In May he agreed to a short peace with the Burkes, intending to visit court, but on the outbreak of hostilities between Turlough Luineach O'Neill and Hugh O'Donnell in July, he was ordered to the assistance of O'Donnell. He marched as far as Lifford, and having destroyed the town, effected a junction with the lord deputy. Towards the close of November he went to England to report on the general situation of affairs in Ireland. But, so far as he was personally concerned, his visit was not successful. Enemies charged him with violent, tyrannical, and corrupt conduct in his administration, and Elizabeth showed a disposition to listen to the charge. He returned to Ireland on 21 May 1582, where early in July, Con O'Donnell, at the instigation of Turlough Luineach, invaded Sligo. Malby complained that the order forbidding him to raise men by cessing them on the country rendered him powerless to meet this danger. But O'Conor Sligo behaved well, and at Malby's approach O'Donnell quickly crossed the Erne River.

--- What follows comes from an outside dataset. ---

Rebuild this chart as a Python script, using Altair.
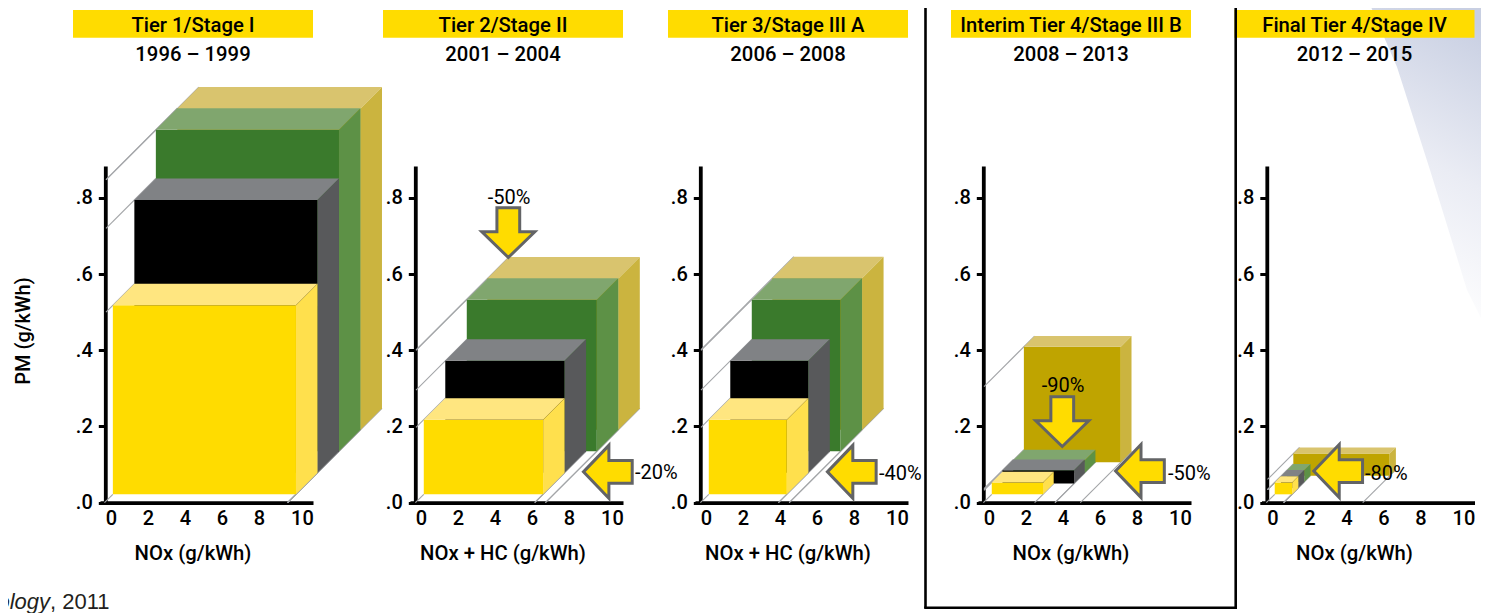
import altair as alt
import pandas as pd

# ---------- values ----------
TITLES = ["Tier 1/Stage I", "Tier 2/Stage II", "Tier 3/Stage III A", "Interim Tier 4/Stage III B", "Final Tier 4/Stage IV"]
PERIODS = ["1996 – 1999", "2001 – 2004", "2006 – 2008", "2008 – 2013", "2012 – 2015"]
XLABELS = ["NOx (g/kWh)", "NOx + HC (g/kWh)", "NOx + HC (g/kWh)", "NOx (g/kWh)", "NOx (g/kWh)"]
# order of boxes: front (yellow), black, green, olive
X0 = [[.1, .1, .1, .1], [.15, .15, .15, .1], [.15, .15, .15, .1], [.15, .15, .15, .15], [.12, .12, .12, .12]]
X1 = [[10, 10, 10, 10], [6.6, 6.6, 7.18, 7.18], [4.37, 4.37, 4.95, 4.95], [2.92, 4.02, 4.02, 5.39], [1.06, 1.05, 1.05, 5.33]]
PM0 = [.022, .022, .022, .022]
PM1 = [[.518, .738, .866, .865], [.218, .316, .42, .419], [.218, .316, .42, .42], [.053, .057, .055, .325], [.053, .053, .053, .08]]
# arrows: panel, direction, NOx, PM
ARROWS = [(1, "down", 4.72, .709), (1, "left", 10.1, .081), (2, "left", 7.88, .081),
          (3, "down", 3.96, .213), (3, "left", 8.16, .083), (4, "left", 3.55, .083)]
PCT = [(1, "-50%", 509, 198, "center"), (1, "-20%", 635, 473, "left"), (2, "-40%", 879, 474, "left"),
       (3, "-90%", 1063, 386, "center"), (3, "-50%", 1168, 474, "left"), (4, "-80%", 1365, 474, "left")]
XTICKS = [0, 2, 4, 6, 8, 10]
YTICKS = [0, .2, .4, .6, .8]

# ---------- layout and style ----------
SHIFT = [0, 310, 595, 878, 1161.5]
DEPTH_PX = [21.5, 21.5, 21.5, 10.7, 6.2]
PX_NOX, PX_PM = 18.5, 381.0
M = 8
W, H = 1473, 605
FONT = "Roboto"
FRONT = ["#FFDC00", "#000000", "#3A7A2C", "#BFA400"]
TOP = ["#FFE680", "#808285", "#80A66E", "#D9C46E"]
SIDE = ["#FFE04D", "#58595B", "#5D9146", "#CBB43F"]
GRID = "#A3A5A8"
DOWN = "M-.43,-.94L.43,-.94L.43,-.03L1,-.03L0,.94L-1,-.03L-.43,-.03Z"
LEFT = "M-.92,0L.04,-1L.04,-.43L.92,-.43L.92,.43L.04,.43L.04,1Z"
YSCALE = alt.Scale(domain=[0, .8837], range=[494.7, 158], nice=False, zero=False)

raw = lambda f: alt.X(f, scale=None, axis=None)
rawy = lambda f: alt.Y(f, scale=None, axis=None)


def xscale(p):
    return alt.Scale(domain=[-.595, 10.92], range=[100 - M + SHIFT[p], 313 - M + SHIFT[p]], nice=False, zero=False)


def X(p, f="x:Q"):
    return alt.X(f, scale=xscale(p), axis=None)


def Y(f="y:Q"):
    return alt.Y(f, scale=YSCALE, axis=None)


layers = []

# background swoosh
swoosh = pd.DataFrame({"x": [1368 - M, 1397 - M, 1430 - M, 1467 - M, 1481 - M],
                       "y": [-M, 67 - M, 170 - M, 290 - M, 318 - M], "top": [-M] * 5})
layers.append(alt.Chart(swoosh).mark_area(
    color=alt.Gradient(gradient="linear", x1=.42, y1=1, x2=.62, y2=0,
                       stops=[alt.GradientStop(offset=.04, color="#FFFFFF"),
                              alt.GradientStop(offset=.5, color="#EAECF4"),
                              alt.GradientStop(offset=1, color="#C8CFE2")])
).encode(x=raw("x:Q"), y=rawy("y:Q"), y2="top:Q"))

# header bands and texts
head = pd.DataFrame({"title": TITLES, "period": PERIODS, "xlabel": XLABELS,
                     "x0": [73 - M + s for s in SHIFT], "x1": [313 - M + s for s in SHIFT],
                     "cx": [193 - M + s for s in SHIFT]})
head["yt"], head["yb"] = 10 - M, 37.7 - M
layers.append(alt.Chart(head).mark_rect(color="#FFDC00").encode(x=raw("x0:Q"), x2="x1:Q", y=rawy("yt:Q"), y2="yb:Q"))
for field, py in [("title", 26), ("period", 55), ("xlabel", 554)]:
    head["py"] = py - M
    layers.append(alt.Chart(head.copy()).mark_text(font=FONT, fontSize=20.3, fontWeight=500, color="#000000", baseline="middle")
                  .encode(x=raw("cx:Q"), y=rawy("py:Q"), text=f"{field}:N"))

for p in range(5):
    dx, dy = DEPTH_PX[p] / PX_NOX, DEPTH_PX[p] / PX_PM
    lines = []
    xaxis_val = -.27
    for d in range(4):
        x0, x1, y0, y1 = X0[p][d], X1[p][d], PM0[d], PM1[p][d]
        t0 = (xaxis_val - x0) / dx
        lines += [(f"l{d}", x0 + dx * t0, y1 + dy * t0), (f"l{d}", x0 + dx * (d + 1), y1 + dy * (d + 1))]
        t1 = -y0 / dy
        lines += [(f"r{d}", x1 + dx * t1, 0), (f"r{d}", x1 + dx * (d + 1), y0 + dy * (d + 1))]
    t1 = -PM0[0] / dy
    lines += [("o", X0[p][0] + dx * t1, 0), ("o", X0[p][0], PM0[0])]
    ldf = pd.DataFrame(lines, columns=["id", "x", "y"])
    layers.append(alt.Chart(ldf).mark_line(color=GRID, strokeWidth=1.1).encode(
        x=alt.X("x:Q", scale=xscale(p), axis=alt.Axis(
            orient="bottom", offset=-(H - 494.7), values=XTICKS, format="d", title=None, grid=False, ticks=False,
            domainColor="#000000", domainWidth=3.8, labelFont=FONT, labelFontSize=20, labelFontWeight=500,
            labelColor="#000000", labelPadding=6,
            labelOffset={"condition": {"test": "datum.value == 10", "value": 6}, "value": 0})),
        y=alt.Y("y:Q", scale=YSCALE, axis=alt.Axis(
            orient="left", offset=-(105.3 - M + SHIFT[p]), values=YTICKS, title=None, grid=False,
            labelExpr="replace(format(datum.value,'.1f'),'0.','.')",
            domainColor="#000000", domainWidth=3.8, tickColor="#000000", tickWidth=3, tickSize=7,
            labelFont=FONT, labelFontSize=20, labelFontWeight=500, labelColor="#000000", labelPadding=6)),
        detail="id:N"))

    for d in [3, 2, 1, 0]:
        x0 = X0[p][d] + dx * d
        x1 = X1[p][d] + dx * d
        y0 = PM0[d] + dy * d
        y1 = PM1[p][d] + dy * d
        front = pd.DataFrame({"x": [x0], "xe": [x1], "y": [y0], "ye": [y1]})
        layers.append(alt.Chart(front).mark_rect(color=FRONT[d]).encode(x=X(p), x2="xe:Q", y=Y(), y2="ye:Q"))
        top = pd.DataFrame({"x": [x0, x0 + dx, x1, x1 + dx], "y": [y1, y1, y1, y1 + dy],
                            "ye": [y1, y1 + dy, y1 + dy, y1 + dy]})
        layers.append(alt.Chart(top).mark_area(color=TOP[d]).encode(x=X(p), y=Y(), y2="ye:Q"))
        side = pd.DataFrame({"x": [x1, x1 + dx], "y": [y0, y0 + dy], "ye": [y1, y1 + dy]})
        layers.append(alt.Chart(side).mark_area(color=SIDE[d]).encode(x=X(p), y=Y(), y2="ye:Q"))

    for ap, kind, ax, ay in ARROWS:
        if ap == p:
            adf = pd.DataFrame({"x": [ax], "y": [ay]})
            layers.append(alt.Chart(adf).mark_point(
                shape=DOWN if kind == "down" else LEFT, size=2809, filled=True, fill="#FFDC00", stroke="#636466",
                strokeWidth=3, opacity=1, strokeOpacity=1, fillOpacity=1).encode(x=X(p), y=Y()))

for ap, txt, px, py, al in PCT:
    tdf = pd.DataFrame({"x": [px - M], "y": [py - M], "t": [txt]})
    layers.append(alt.Chart(tdf).mark_text(font=FONT, fontSize=20, color="#000000", align=al, baseline="middle")
                  .encode(x=raw("x:Q"), y=rawy("y:Q"), text="t:N"))

# y title
ydf = pd.DataFrame({"x": [24 - M], "y": [331 - M], "t": ["PM (g/kWh)"]})
layers.append(alt.Chart(ydf).mark_text(font=FONT, fontSize=20, fontWeight=500, color="#000000", angle=270, baseline="middle")
              .encode(x=raw("x:Q"), y=rawy("y:Q"), text="t:N"))

# frame round the interim panel
for a in [925.5, 1235.7]:
    fd = pd.DataFrame({"x": [a - M], "y": [-M], "ye": [608 - M]})
    layers.append(alt.Chart(fd).mark_rule(color="#000000", strokeWidth=2.6).encode(x=raw("x:Q"), y=rawy("y:Q"), y2="ye:Q"))
fd = pd.DataFrame({"x": [924.2 - M], "xe": [1237 - M], "y": [607.7 - M]})
layers.append(alt.Chart(fd).mark_rule(color="#000000", strokeWidth=2.6).encode(x=raw("x:Q"), x2="xe:Q", y=rawy("y:Q")))

# source line, cut by the left edge
src = pd.DataFrame({"x": [50 - M, 50 - M], "y": [609 - M, 609 - M], "t": ["Technology", ", 2011"],
                    "a": ["right", "left"]})
layers.append(alt.Chart(src[src.a == "right"]).mark_text(font="Liberation Sans", fontSize=22, fontStyle="italic", align="right",
                                                        baseline="alphabetic", color="#231F20")
              .encode(x=raw("x:Q"), y=rawy("y:Q"), text="t:N"))
layers.append(alt.Chart(src[src.a == "left"]).mark_text(font="Liberation Sans", fontSize=22, align="left",
                                                       baseline="alphabetic", color="#231F20")
              .encode(x=raw("x:Q"), y=rawy("y:Q"), text="t:N"))

chart = alt.layer(*layers).resolve_scale(x="independent", y="independent").properties(
    width=W, height=H, padding=0, autosize=alt.AutoSizeParams(type="none")
).configure_view(stroke=None)

chart.save("out.html", embed_options={"renderer": "svg", "actions": False})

After this nothing occurred during his lifetime to disturb the peace of his government. On 4 March 1584 he died at Athlone, feeling ingratitude on the part of the Queen. "He was a man learned in the languages and tongues of the islands of the west of Europe, a brave and victorious man in battles", according to the Annals of the Four Masters, s.a. 1584.

==Family==

Malby married Thomasine, daughter of Robert Lamb of Leeds, whose wife was a Castell of the Castells of East Hatley in Cambridgeshire. By her he had a son, Henry, who succeeded him, and married Elizabeth, granddaughter of Sir Francis Jobson, lieutenant of the Tower of London; he was killed apparently in November 1602, while serving in Connacht; and a daughter, Ursula, who was married firstly to Anthony Brabazon and secondly to Sir Thomas Burke. Lady Malby subsequently married one George Rawe.